UCD’s partnership with the Beijing University of Technology, established in 2012, sees about 40-50 Chinese students joining the science, technology and commerce departments annually, each paying fees and administration costs of between €14,000 – €16,000.

This week, Maynooth University will sign a memorandum of understanding with Fuzhou University, in the southern province of Fujian, bringing Ireland’s total number of joint partnerships with Chinese higher education institutions to five.

The Maynooth-Fuzhou joint college of engineering is expected to see 1,200 Chinese science and technology students graduate over the next four years.

Maynooth University is hoping it will lead to future research and innovation partnerships, particularly in the fields of artificial intelligence and robotics.

The bite of funding cuts

Irish universities have been feeling the pinch of austerity for the past decade. Falling budgets and staff numbers have been blamed for a drop in the world rankings tables this year.

But Ireland could stand to gain from China’s current trade and political tensions with traditional study destinations such as the US and Australia.

«There are signs that Chinese students are becoming increasingly nervous about studying in the US, largely as a result of tightened immigration restrictions,» said Ellie Bothwell, the global rankings editor at Times Higher Education.

«Recent data also show that the number of Chinese people applying for Australian higher education visas has stalled.

«It has been suggested that visa problems and geopolitical tensions have played a factor in dampening interest.

«All this means that countries such as the UK and Ireland could see more university applications and enrolments from Chinese students in the near future,» she said.

The delegation this week is also keen to convey the message to China’s students that Ireland remains firmly within the EU, while its closest neighbour prepares to leave.

Academic freedom

But while an uptick in numbers could mean a substantial increase in fees – non-EU students pay three to four times as much in tuition as their European counterparts – some professors sound a note of caution.

«One concern about greater reliance on the Chinese market for fees is that it could prompt universities and their governing structures to be more accommodating should the Chinese authorities interfere in some way to curtail academic freedom,» said Alexander Dukalskis, assistant professor in the School of Politics and International Relations at UCD.

«We see some academic publishers that make money in the Chinese market, for example, adhere to the government’s censorship demands,» he said.

«It would be a problem if Irish universities perceived that they had to curtail academic freedom or engage in self-censorship to protect access to the Chinese student market.

«We ought to be very careful to never demonise Chinese students,» he added, «because we may not like some policies of the Chinese Communist Party.»

Restrictions on campus activities have tightened significantly in China in recent years, in line with a wider crackdown on civil society.
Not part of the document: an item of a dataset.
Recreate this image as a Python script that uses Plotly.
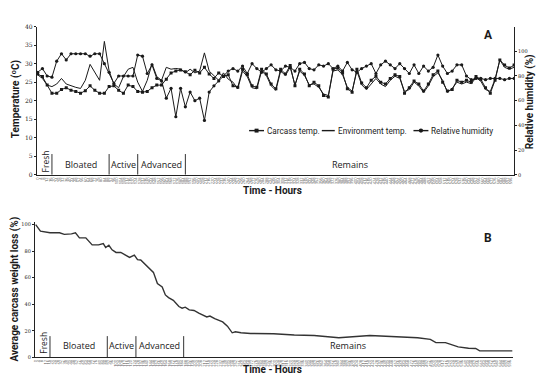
import plotly.graph_objects as go

# ---------------- data ----------------
hours = list(range(0, 601, 6))  # sampling times (h)

carcass_temp = [27.2, 26.5, 24.2, 22.0, 22.0, 23.0, 23.5, 22.8, 22.5, 22.0,
                22.7, 24.0, 22.8, 22.0, 22.0, 23.8, 24.0, 22.8, 22.0, 24.2,
                23.8, 22.5, 22.3, 22.5, 23.5, 24.2, 24.2, 25.8, 27.5, 28.0,
                28.3, 27.8, 27.0, 28.2, 27.5, 29.0, 27.2, 26.0, 27.5, 26.5,
                27.0, 24.0, 23.6, 28.5, 27.0, 24.0, 23.6, 28.5, 27.2, 24.5,
                23.2, 28.5, 27.2, 29.5, 24.0, 28.5, 27.2, 24.0, 25.0, 24.0,
                21.4, 21.0, 28.5, 28.8, 27.5, 23.2, 22.3, 28.5, 24.8, 23.5,
                25.5, 26.6, 25.0, 24.5, 26.0, 27.0, 26.5, 22.0, 23.5, 25.3,
                24.5, 22.6, 24.5, 27.0, 28.0, 25.0, 22.6, 23.0, 25.5, 25.0,
                25.5, 25.0, 26.5, 25.8, 23.5, 22.0, 25.5, 31.0, 29.6, 28.8,
                29.6]

env_temp = [27.0, 26.0, 24.2, 23.8, 24.5, 26.0, 24.5, 24.0, 23.6, 23.3,
            25.5, 29.8, 27.5, 25.5, 36.0, 28.0, 24.5, 23.5, 26.5, 28.5,
            29.0, 25.0, 22.5, 25.5, 30.0, 26.5, 25.5, 29.0, 28.5, 28.7,
            28.5, 27.5, 28.5, 27.5, 28.0, 32.9, 28.0, 26.8, 25.5, 27.5,
            25.8, 25.0, 23.2, 28.0, 26.5, 23.5, 23.2, 28.0, 26.8, 24.0,
            22.8, 28.0, 26.8, 29.0, 24.3, 28.0, 26.8, 24.3, 24.5, 23.6,
            21.8, 21.4, 28.0, 28.3, 27.0, 23.6, 22.6, 28.0, 24.3, 23.0,
            24.5, 26.0, 24.5, 23.8, 25.5, 26.6, 26.0, 22.5, 23.0, 25.0,
            24.0, 22.2, 24.0, 26.5, 27.5, 25.5, 22.2, 23.3, 25.0, 24.5,
            25.0, 24.6, 26.2, 25.3, 23.0, 22.5, 25.8, 31.0, 29.0, 28.5,
            29.0]

humidity = [83, 86, 80, 79, 92, 98, 93, 98, 98, 98,
            98, 96, 98, 98, 90, 83, 74, 80, 80, 80,
            80, 97, 96, 82, 89, 78, 76, 62, 70, 47,
            70, 55, 67, 60, 62, 44, 67, 72, 76, 80,
            84, 86, 84, 88, 82, 90, 86, 83, 86, 89,
            85, 84, 88, 87, 84, 90, 91, 86, 85, 89,
            88, 90, 86, 88, 84, 91, 85, 83, 86, 88,
            90, 82, 89, 92, 89, 86, 90, 86, 82, 89,
            82, 88, 84, 87, 97, 88, 82, 84, 89, 89,
            80, 77, 78, 78, 77, 78, 78, 78, 77, 78,
            78]

weight_hours = [0, 6, 18, 30, 36, 45, 50, 55, 63, 71, 79, 85, 88, 92, 96,
                101, 107, 118, 124, 128, 132, 140, 148, 153, 159, 163, 167,
                173, 180, 184, 188, 193, 199, 205, 211, 215, 219, 225, 235,
                241, 247, 251, 258, 270, 299, 325, 350, 360, 381, 420, 445,
                480, 496, 503, 515, 531, 544, 553, 558, 574, 599]
weight_loss = [100, 95, 93.8, 93.8, 92.6, 93.0, 93.8, 90.0, 90.0, 84.7, 84.7,
               85.7, 82.7, 84.4, 81.0, 79.0, 79.0, 75.3, 77.0, 73.6, 73.3, 69.0,
               64.0, 55.6, 53.0, 47.0, 45.0, 43.0, 38.3, 37.0, 37.8, 35.8, 35.3,
               33.3, 31.6, 30.4, 31.1, 29.1, 26.7, 23.5, 18.5, 19.3, 18.5, 18.0,
               17.8, 16.8, 16.5, 16.0, 14.8, 16.5, 16.0, 14.8, 13.6, 11.1, 11.1,
               7.9, 6.9, 6.7, 4.9, 4.9, 4.9]

tick_hours = list(range(0, 600, 4))
tick_labels = [str(h) for h in tick_hours]

stage_names = ["Fresh", "Bloated", "Active", "Advanced", "Remains"]
stage_bounds = [0, 18, 90, 126, 186, 600]

legend_names = ["Carcass temp.", "Environment temp.", "Relative humidity"]

# ---------------- figure ----------------
FONT = "Open Sans"
NARROW = "Liberation Sans Narrow, Roboto, Open Sans"
INK = "#1a1a1a"
fig = go.Figure()

fig.add_trace(go.Scatter(x=hours, y=carcass_temp, name=legend_names[0],
                         mode="lines+markers", line=dict(color=INK, width=1.0),
                         marker=dict(symbol="square", size=3, color=INK),
                         xaxis="x", yaxis="y"))
fig.add_trace(go.Scatter(x=hours, y=env_temp, name=legend_names[1],
                         mode="lines", line=dict(color=INK, width=1.0),
                         xaxis="x", yaxis="y"))
fig.add_trace(go.Scatter(x=hours, y=humidity, name=legend_names[2],
                         mode="lines+markers", line=dict(color=INK, width=1.0),
                         marker=dict(symbol="circle", size=3.2, color=INK),
                         xaxis="x", yaxis="y2"))
fig.add_trace(go.Scatter(x=weight_hours, y=weight_loss, mode="lines",
                         line=dict(color="#333333", width=1.4),
                         xaxis="x2", yaxis="y3"))

xcommon = dict(range=[-1, 600], tickmode="array", tickvals=tick_hours,
               ticktext=tick_labels, tickangle=-90,
               tickfont=dict(size=4, color="#555555", family=FONT),
               ticks="", showline=True, linecolor="#222222", linewidth=1,
               showgrid=False, zeroline=False)

fig.update_layout(
    width=540, height=379, margin=dict(l=0, r=0, t=0, b=0),
    paper_bgcolor="white", plot_bgcolor="white",
    font=dict(family=FONT, color="#222222"),
    showlegend=False,
    xaxis=dict(domain=[0.0648, 0.9519], anchor="y", **xcommon),
    yaxis=dict(domain=[0.5409, 0.9393], range=[0, 40], dtick=5,
               showline=True, linecolor="#222222", linewidth=1,
               ticks="outside", ticklen=2, tickcolor="#222222",
               tickfont=dict(size=6, family="DejaVu Serif"),
               showgrid=False, zeroline=False, anchor="x"),
    yaxis2=dict(overlaying="y", side="right", range=[0, 120],
                tickvals=[0, 20, 40, 60, 80, 100],
                showline=True, linecolor="#222222", linewidth=1,
                ticks="outside", ticklen=2, tickcolor="#222222",
                tickfont=dict(size=5, family="DejaVu Serif"),
                showgrid=False, zeroline=False, anchor="x"),
    xaxis2=dict(domain=[0.0611, 0.95], anchor="y3", **xcommon),
    yaxis3=dict(domain=[0.0501, 0.4142], range=[0, 102],
                tickvals=[0, 20, 40, 60, 80, 100],
                showline=True, linecolor="#222222", linewidth=1,
                ticks="outside", ticklen=2, tickcolor="#222222",
                tickfont=dict(size=5, family="DejaVu Serif"),
                showgrid=False, zeroline=False, anchor="x2"),
)

shapes = []
annotations = []
# stage separators and labels
for xref, yref, ytop, ylab in [("x", "y", 5.6, 2.9), ("x2", "y3", 16, 9)]:
    for b in stage_bounds[1:-1]:
        shapes.append(dict(type="line", xref=xref, yref=yref, x0=b, x1=b,
                           y0=0, y1=ytop, line=dict(color="#333333", width=1)))
    for i, name in enumerate(stage_names):
        cx = (stage_bounds[i] + stage_bounds[i + 1]) / 2
        annotations.append(dict(xref=xref, yref=yref, x=cx + (1 if i == 0 else 0),
                                y=ylab if i else ylab + 0.6 * (ytop / 5.6),
                                xanchor="center", yanchor="middle",
                                text=name, showarrow=False,
                                textangle=-90 if i == 0 else 0,
                                font=dict(size=9 if i else 8.5, family=FONT, color="#222222")))

# hand-built compact legend (glyph + label) in pixel-based paper coords
W, H = 540.0, 379.0
leg_y = 1 - 129 / H
leg_items = [(248, 263, "square", legend_names[0]),
             (321, 334, None, legend_names[1]),
             (413, 428, "circle", legend_names[2])]
for x0, x1, sym, label in leg_items:
    shapes.append(dict(type="line", xref="paper", yref="paper", x0=x0 / W, x1=x1 / W,
                       y0=leg_y, y1=leg_y, line=dict(color=INK, width=1.4)))
    if sym == "square":
        cx = (x0 + x1) / 2
        shapes.append(dict(type="rect", xref="paper", yref="paper",
                           x0=(cx - 2) / W, x1=(cx + 2) / W,
                           y0=leg_y - 2 / H, y1=leg_y + 2 / H,
                           fillcolor=INK, line=dict(width=0)))
    elif sym == "circle":
        cx = (x0 + x1) / 2
        shapes.append(dict(type="circle", xref="paper", yref="paper",
                           x0=(cx - 2.2) / W, x1=(cx + 2.2) / W,
                           y0=leg_y - 2.2 / H, y1=leg_y + 2.2 / H,
                           fillcolor=INK, line=dict(width=0)))
    annotations.append(dict(xref="paper", yref="paper", x=(x1 + 1) / W, y=leg_y,
                            xanchor="left", yanchor="middle", text=label,
                            showarrow=False,
                            font=dict(size=8.2, family=NARROW, color="#222222")))

def label(x, y, text, size=10, angle=0):
    return dict(xref="paper", yref="paper", x=x / W, y=1 - y / H, text=text,
                xanchor="center", yanchor="middle", textangle=angle,
                showarrow=False, font=dict(size=size, family=NARROW, color="#1a1a1a"))

annotations += [
    label(272, 190, "<b>Time - Hours</b>", 10),
    label(272, 372, "<b>Time - Hours</b>", 10),
    label(14, 97, "<b>Temperature (ºC)</b>", 10, -90),
    label(530, 100, "<b>Relative humidity (%)</b>", 10, -90),
    label(13, 290, "<b>Average carcass weight loss (%)</b>", 10, -90),
    label(488, 32, "<b>A</b>", 12),
    label(488, 238, "<b>B</b>", 12),
]

fig.update_layout(shapes=shapes, annotations=annotations)
fig.write_html("out.html")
In 2013, a document, reportedly aimed at «dangerous Western values» – which became known as the «Seven Speak Nots» – was posted online by a professor of law at a Shanghai university.

It revealed a government ban on teaching topics such as freedom of the press, human rights, judicial independence and past mistakes of the communist party. The professor, Zhang Xuezhong, was promptly dismissed from his teaching post.

Critics have accused China of attempting to also stifle debate abroad, via their Confucius Institutes – government-funded and controlled language and culture centres based on university campuses. As a result, several universities in Europe and North America have severed ties with the centres.

«The Chinese Communist Party views Confucius Institutes as a means to improve China’s image abroad,» said Prof Dukalskis.

«They are a very intentional and integral part of Beijing’s effort to cultivate a more amenable international environment for the CCP’s policies.

«Given that the Party, which ultimately controls Confucius Institutes, does not respect free academic inquiry domestically there ought to be major concerns about protecting academic freedom on campuses that host the institutes.

«For example, issues like repression in Xinjiang or Tibet, the policies and personal wealth of Xi Jinping, or the jailing of government critics are basically off-limits for academic inquiry in China and so universities abroad should be alert to the possibility that the Chinese Communist Party would seek to externalise censorship on these and similar issues,» he said.

«I am not aware of any such efforts in Ireland yet,» he added, «but there are troubling examples elsewhere that should stimulate awareness here»‘

The building of UCD’s Confucius Institute’s new premises has been stalled over a construction funding dispute.

On Friday in Beijing, Minister Halligan met with representatives of Hanban, the Confucius Institute’s governing body.

«We discussed it. We didn’t go into it in great detail,» he said, «we are engaged in further cooperation and collaboration over the next couple of weeks and months with them.»

When asked about what safeguards Irish universities have in place to protect academic freedom, he said: «We trust our universities and institutes of technology.

«I have ultimate faith, they do the right thing for their universities and for their country on that issue.»

Student life a long way from home

Fang Zhang has a PhD from Beijing Foreign Studies University and is studying Irish at UCD, on a Chinese government-sponsored scholarship.

«I understand it’s easy to have collisions in mutual understanding when it relates to politics,» he wrote in an email exchange, «but I feel myself as a patriot and I do not believe it is fair to criticise everything we are doing in China.»

«It is more complicated than Westerners believe,» he added. «It is easy to criticise the Communist Party of China and the Chinese government, but without it, China would never grow as a strong country.»

A long way from China, Fang sometimes gets homesick, «mostly because of the food,» he said.

It is a sentiment echoed by Junhan.

«I have problems adjusting to the cuisine,» she said, «it is too oily and sweet.»

Despite the culinary challenges, both students feel welcome in Ireland. «You scarcely see cold faces like in some other countries,» explains Fang.

They will spend two years at UCD before returning home to teach Irish in Beijing.

«For the second year here, I would love to live with an Irish family, » said Junhan. «It is better if they have pets, have interests towards China and Chinese culture.»

«And accept Chinese cooking,» she adds.